A resposta a dar por parte de Israel, que já deixou claro que vai retaliar contra o Irão, mas que também vai continuar as operações no Médio Oriente - horas depois anunciavam-se novos bombardeamentos em Beirute, no Líbano, onde o Hezbollah está a ser dizimado por Israel -, parte muito do que os parceiros internacionais quiserem.

O presidente dos Estados Unidos, Joe Biden, confirmou que existem reuniões a decorrer para perceber o que se segue, dizendo mesmo que em cima da mesa não está a possibilidade de haver uma resposta, mas sim quão efetiva essa resposta vai ser. Isto depois de a Marinha norte-americana ter confirmado que três contratorpedeiros dos seus esquadrões estiveram em atividade na defesa de Israel.

Mais à frente está França, depois de o presidente Emmanuel Macron ter anunciado um reforço do apoio militar na região, prometendo o envio de recursos para o Médio Oriente já esta quarta-feira.

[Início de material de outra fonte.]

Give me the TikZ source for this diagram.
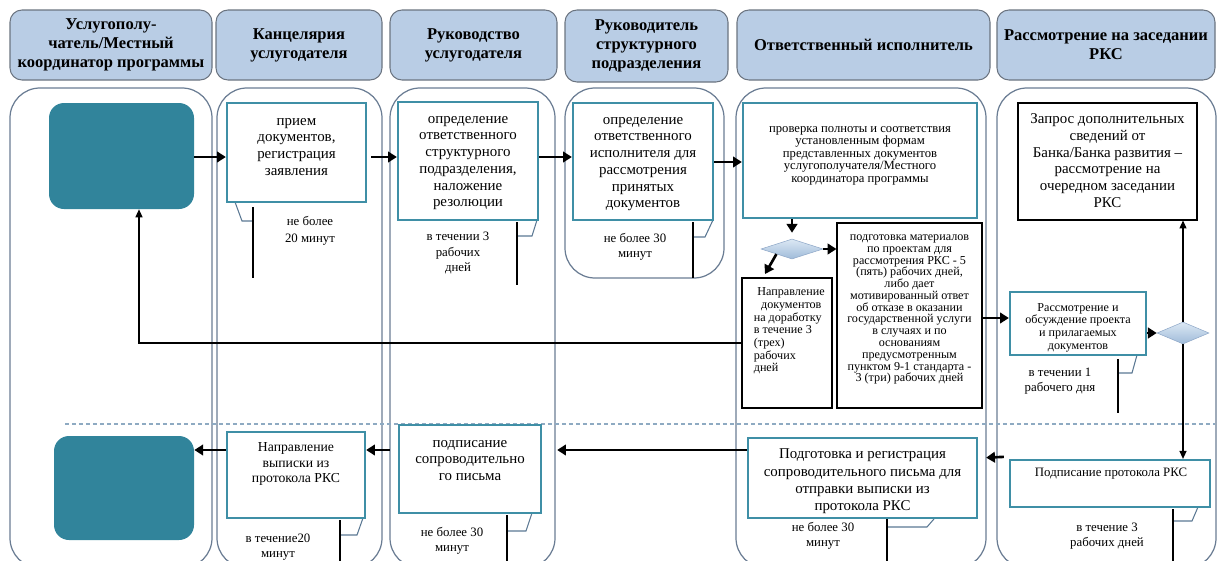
\documentclass[tikz,border=0pt]{standalone}
\usepackage{fontspec}
\setmainfont{Liberation Serif}
\usetikzlibrary{arrows.meta,shapes.geometric,fit,calc}
\definecolor{tealfill}{HTML}{31849B}
\definecolor{tealb}{HTML}{3F8FA6}
\definecolor{hdrfill}{HTML}{B9CDE5}
\definecolor{hdrdraw}{HTML}{6B7480}
\definecolor{lanec}{HTML}{6A7C93}
\definecolor{tailc}{HTML}{5B7893}
\definecolor{dashc}{HTML}{8EAAC2}
\definecolor{dtop}{HTML}{DCE8F4}
\definecolor{dbot}{HTML}{9FBBD9}
\definecolor{ddraw}{HTML}{8FA8C8}
\newcommand\myfH{\fontsize{9.4}{10.9}\selectfont\bfseries}
\newcommand\myfB{\fontsize{8.5}{9.5}\selectfont}
\newcommand\myfP{\fontsize{7.2}{7.1}\selectfont}
\newcommand\myfM{\fontsize{6.9}{6.7}\selectfont}
\newcommand\myfS{\fontsize{6.9}{7.2}\selectfont}
\newcommand\myfC{\fontsize{7.3}{8.6}\selectfont}
\newcommand\myfV{\fontsize{7.8}{9}\selectfont}
\begin{document}
\begin{tikzpicture}[x=0.02cm,y=-0.02cm,
  hdr/.style={rounded corners=0.24cm, fill=hdrfill, draw=hdrdraw, line width=0.6pt, inner sep=0},
  htxt/.style={inner sep=0, align=center, font=\myfH},
  lane/.style={rounded corners=0.6cm, draw=lanec, line width=0.7pt},
  tealbox/.style={rounded corners=0.3cm, fill=tealfill, inner sep=0},
  tbox/.style={draw=tealb, line width=1.3pt, fill=white, inner sep=0},
  bbox/.style={draw=black, line width=0.6pt, fill=white, inner sep=0},
  txt/.style={inner sep=0, align=center, anchor=north},
  ctxt/.style={inner sep=0, align=center, font=\myfC},
  dmd/.style={diamond, inner sep=0, top color=dtop, bottom color=dbot, draw=ddraw, line width=0.3pt},
  arr/.style={line width=1.5pt, -{Triangle[length=5pt,width=6pt]}},
  thinarr/.style={line width=0.6pt, -{Triangle[length=4.5pt,width=4pt]}},
  tail/.style={draw=tailc, line width=0.6pt},
  vline/.style={draw=black, line width=0.6pt}
]
\useasboundingbox (0,0) rectangle (1221,561);
\clip (0,0) rectangle (1221,561);

% headers
\node[hdr, fit={(10,10)(212,80)}] (h1) {};
\node[hdr, fit={(216,10)(382,80)}] (h2) {};
\node[hdr, fit={(390,10)(557,80)}] (h3) {};
\node[hdr, fit={(565,10)(728,82)}] (h4) {};
\node[hdr, fit={(737,10)(990,80)}] (h5) {};
\node[hdr, fit={(997,10)(1215,80)}] (h6) {};
\node[htxt] (h1t) at (h1.center) {Услугополу-\\чатель/Местный\\координатор программы};
\node[htxt] (h2t) at (h2.center) {Канцелярия\\услугодателя};
\node[htxt] (h3t) at (h3.center) {Руководство\\услугодателя};
\node[htxt] (h4t) at (h4.center) {Руководитель\\структурного\\подразделения};
\node[htxt] (h5t) at (h5.center) {Ответственный исполнитель};
\node[htxt] (h6t) at (h6.center) {Рассмотрение на заседании\\РКС};

% lanes
\draw[lane] (10,88) rectangle (212,568);
\draw[lane] (217,88) rectangle (382,568);
\draw[lane] (390,88) rectangle (555,568);
\draw[lane] (565,88) rectangle (724,278);
\draw[lane] (736,88) rectangle (986,568);
\draw[lane] (997,88) rectangle (1216,568);

% dashed separator
\draw[dashc, line width=0.8pt, dash pattern=on 0.08cm off 0.06cm] (65,424) -- (1215,424);

% callout tails (drawn first)
\draw[tail] (235,202) -- (242,221) -- (253,221);
\draw[vline] (253,207) -- (253,278);
\draw[tail] (537,220) -- (532,236) -- (518,236);
\draw[vline] (517,222) -- (517,285);
\draw[tail] (713,220) -- (705,237) -- (694,237);
\draw[vline] (693,222) -- (693,278);
\draw[tail] (1137,355) -- (1132,373) -- (1119,373);
\draw[vline] (1118,359) -- (1118,413);
\draw[tail] (363,518) -- (357,535) -- (341,535);
\draw[vline] (340,520) -- (340,561);
\draw[tail] (532,513) -- (526,531) -- (508,531);
\draw[vline] (507,515) -- (507,561);
\draw[tail] (940,512) -- (927,527) -- (888,527);
\draw[vline] (887,510) -- (887,561);
\draw[tail] (1198,507) -- (1192,521) -- (1174,521);
\draw[vline] (1173,509) -- (1173,561);

% top row
\node[tealbox, fit={(49,103)(194,209)}] (teal1) {};
\node[tbox, fit={(227,103)(366,202)}] (prijem) {};
\node[txt, font=\myfB] (prijemt) at ($(prijem.north)+(0,16)$) {прием\\документов,\\регистрация\\заявления};
\node[tbox, fit={(398,102)(538,220)}] (def1) {};
\node[txt, font=\myfB] (def1t) at ($(def1.north)+(0,15)$) {определение\\ответственного\\структурного\\подразделения,\\наложение\\резолюции};
\node[tbox, fit={(573,103)(713,220)}] (def2) {};
\node[txt, font=\myfB] (def2t) at ($(def2.north)+(0,15)$) {определение\\ответственного\\исполнителя для\\рассмотрения\\принятых\\документов};
\node[tbox, fit={(743,103)(977,218)}] (prov) {};
\node[txt, font=\myfP] (provt) at ($(prov.north)+(0,24)$) {проверка полноты и соответствия\\установленным формам\\представленных документов\\услугополучателя/Местного\\координатора программы};
\node[bbox, fit={(1018,103)(1197,220)}] (zapros) {};
\node[txt, font=\myfB] (zaprost) at ($(zapros.north)+(0,11)$) {Запрос дополнительных\\сведений от\\Банка/Банка развития –\\рассмотрение на\\очередном заседании\\РКС};

\node[dmd, minimum width=1.24cm, minimum height=0.4cm] (d1) at (792,249) {};
\node[bbox, fit={(742,278)(832,408)}] (nap) {};
\node[inner sep=0, align=left, anchor=north west, font=\myfS] (napt) at ($(nap.north west)+(12,10)$) {\hspace{0.3em}Направление\\\hspace{0.6em}документов\\на доработку\\в течение 3\\(трех)\\рабочих\\дней};
\node[bbox, fit={(837,223)(982,408)}] (podgm) {};
\node[txt, font=\myfM] (podgmt) at ($(podgm.north)+(0,12)$) {подготовка материалов\\по проектам для\\рассмотрения РКС - 5\\(пять) рабочих дней,\\либо дает\\мотивированный ответ\\об отказе в оказании\\государственной услуги\\в случаях и по\\основаниям\\предусмотренным\\пунктом 9-1 стандарта -\\3 (три) рабочих дней};
\node[tbox, fit={(1010,292)(1146,355)}] (rass) {};
\node[txt, font=\myfS] (rasst) at ($(rass.north)+(0,12)$) {Рассмотрение и\\обсуждение проекта\\и прилагаемых\\документов};
\node[dmd, minimum width=1.04cm, minimum height=0.44cm] (d2) at (1183,333) {};

% bottom row
\node[tealbox, fit={(54,436)(194,540)}] (teal2) {};
\node[tbox, fit={(227,432)(365,518)}] (napv) {};
\node[txt, font=\myfV] (napvt) at ($(napv.north)+(0,11)$) {Направление\\выписки из\\протокола РКС};
\node[tbox, fit={(399,425)(541,513)}] (sign) {};
\node[txt, font=\myfB] (signt) at ($(sign.north)+(0,16)$) {подписание\\сопроводительно\\го письма};
\node[tbox, fit={(748,438)(977,518)}] (podg) {};
\node[txt, font=\fontsize{8.5}{9.7}\selectfont] (podgt) at ($(podg.north)+(0,12)$) {Подготовка и регистрация\\сопроводительного письма для\\отправки выписки из\\протокола РКС};
\node[tbox, fit={(1010,460)(1210,507)}] (podp) {};
\node[inner sep=0, font=\myfC] (podpt) at (1111,474) {Подписание протокола РКС};

% callout texts
\node[ctxt, font=\fontsize{7.3}{10}\selectfont] (c1) at (310,231) {не более\\20 минут};
\node[ctxt] (c2) at (458,253) {в течении 3\\рабочих\\дней};
\node[ctxt] (c3) at (635,247) {не более 30\\минут};
\node[ctxt] (c4) at (1060,381) {в течении 1\\рабочего дня};
\node[ctxt] (c5) at (278,547) {в течение20\\минут};
\node[ctxt] (c6) at (452,541) {не более 30\\минут};
\node[ctxt] (c7) at (823,536) {не более 30\\минут};
\node[ctxt] (c8) at (1107,536) {в течение 3\\рабочих дней};

% connectors
\coordinate (yA) at (0,157);
\coordinate (yB) at (0,162);
\coordinate (yC) at (0,318);
\coordinate (yD) at (0,450);
\coordinate (fbx) at (139,0);
\coordinate (napin) at (765,274);
\draw[arr] (teal1.east |- yA) -- (prijem.west |- yA);
\draw[arr, shorten <=0.08cm] (prijem.east |- yA) -- (def1.west |- yA);
\draw[arr] (def1.east |- yA) -- (def2.west |- yA);
\draw[arr] (def2.east |- yB) -- (prov.west |- yB);
\draw[arr, shorten >=0.12cm] (d1.north |- prov.south) -- (d1.north);
\draw[arr] (d1.east) -- (podgm.west |- d1.east);
\draw[arr] ($(d1.west)!0.5!(d1.south)$) -- (napin);
\draw[thinarr] (nap.west) -| (fbx |- teal1.south);
\draw[arr] (podgm.east |- yC) -- (rass.west |- yC);
\draw[arr] (rass.east |- d2) -- (d2.west);
\draw[thinarr] (d2.north) -- (d2.north |- zapros.south);
\draw[thinarr] (d2.south) -- (d2.south |- podp.north);
\draw[arr, shorten >=0.16cm] ($(podp.north west)+(-5,-2)$) -- (podg.east |- 0,458);
\draw[arr, shorten >=0.3cm] (podg.west |- yD) -- (sign.east |- yD);
\draw[arr, shorten <=0.16cm] (sign.west |- yD) -- (napv.east |- yD);
\draw[arr] (napv.west |- yD) -- (teal2.east |- yD);
\end{tikzpicture}
\end{document}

Ana Miguel Santos, especialista em Assuntos de Segurança e Defesa, admite que possa haver uma alteração no equilíbrio do Médio Oriente, até porque outros atores começam a ser seriamente envolvidos - vários destroços caíram na Jordânia, onde três pessoas ficaram feridas.

"Vai ser muito interessante perceber, a partir de agora, o posicionamento dos países ocidentais, que durante algum tempo estiveram muito focados em criticar Israel", assinala.

Agostinho Costa admite que Israel pode dar um passo em frente e atacar diretamente alvos iranianos, mesmo do poder político. O major-general lembra que este ataque surge em resposta às mortes dos líderes do Hamas e do Hezbollah, Ismail Haniyeh e Hassan Nasrasllah, pelo que esse ataque a figuras iranianas pode mesmo ocorrer.

"Está em jogo se a balança do poder tende para o Ocidente ou para os BRICS", afirma, pedindo que se aguarde para perceber a resposta de Israel.